OBJECTIVE:
Every line that includes the word "matplotlib" is to be listed.

GIVEN INFORMATION:
----------
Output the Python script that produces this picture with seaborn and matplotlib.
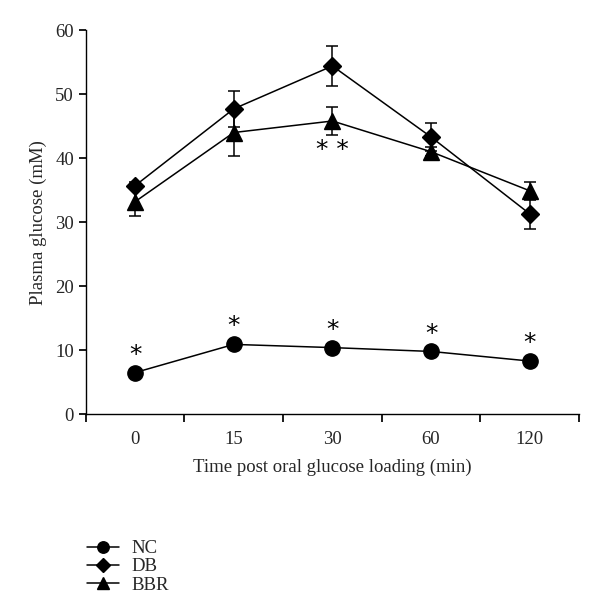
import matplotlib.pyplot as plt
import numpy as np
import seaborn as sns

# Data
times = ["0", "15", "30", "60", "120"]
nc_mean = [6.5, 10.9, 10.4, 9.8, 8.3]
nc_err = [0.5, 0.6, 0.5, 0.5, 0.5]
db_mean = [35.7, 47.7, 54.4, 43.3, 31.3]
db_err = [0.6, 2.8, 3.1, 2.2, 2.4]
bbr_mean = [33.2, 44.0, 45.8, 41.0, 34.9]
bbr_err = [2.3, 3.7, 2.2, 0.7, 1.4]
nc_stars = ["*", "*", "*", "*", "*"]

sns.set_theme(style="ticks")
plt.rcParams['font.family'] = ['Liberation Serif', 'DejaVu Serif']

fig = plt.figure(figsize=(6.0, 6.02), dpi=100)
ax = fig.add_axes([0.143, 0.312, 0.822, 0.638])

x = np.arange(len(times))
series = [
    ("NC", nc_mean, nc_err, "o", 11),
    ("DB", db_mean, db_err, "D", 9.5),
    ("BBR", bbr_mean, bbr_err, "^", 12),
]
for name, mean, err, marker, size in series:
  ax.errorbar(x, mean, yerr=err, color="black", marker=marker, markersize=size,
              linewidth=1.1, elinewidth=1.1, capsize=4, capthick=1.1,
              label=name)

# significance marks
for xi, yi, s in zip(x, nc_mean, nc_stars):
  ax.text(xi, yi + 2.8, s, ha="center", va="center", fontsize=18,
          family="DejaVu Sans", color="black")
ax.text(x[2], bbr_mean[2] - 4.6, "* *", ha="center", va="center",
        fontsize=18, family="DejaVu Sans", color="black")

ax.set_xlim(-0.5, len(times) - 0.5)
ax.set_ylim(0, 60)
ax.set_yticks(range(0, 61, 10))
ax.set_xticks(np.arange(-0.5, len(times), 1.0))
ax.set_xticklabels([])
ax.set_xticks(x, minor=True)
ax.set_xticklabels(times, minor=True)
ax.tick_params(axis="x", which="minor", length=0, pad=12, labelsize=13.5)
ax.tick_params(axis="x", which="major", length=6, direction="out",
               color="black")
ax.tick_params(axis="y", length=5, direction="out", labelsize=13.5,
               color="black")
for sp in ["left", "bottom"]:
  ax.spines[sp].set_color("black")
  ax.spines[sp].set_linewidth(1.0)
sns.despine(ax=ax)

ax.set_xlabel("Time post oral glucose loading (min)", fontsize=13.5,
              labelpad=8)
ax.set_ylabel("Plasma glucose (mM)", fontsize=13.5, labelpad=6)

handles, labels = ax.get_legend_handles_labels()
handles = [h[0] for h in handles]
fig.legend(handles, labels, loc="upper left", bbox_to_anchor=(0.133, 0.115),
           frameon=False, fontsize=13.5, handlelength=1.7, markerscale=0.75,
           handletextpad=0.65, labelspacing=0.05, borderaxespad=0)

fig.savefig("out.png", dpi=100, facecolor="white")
----------
RESULT FOR THIS EXERCISE:
Output the Python script that produces this picture with seaborn and matplotlib.
import matplotlib.pyplot as plt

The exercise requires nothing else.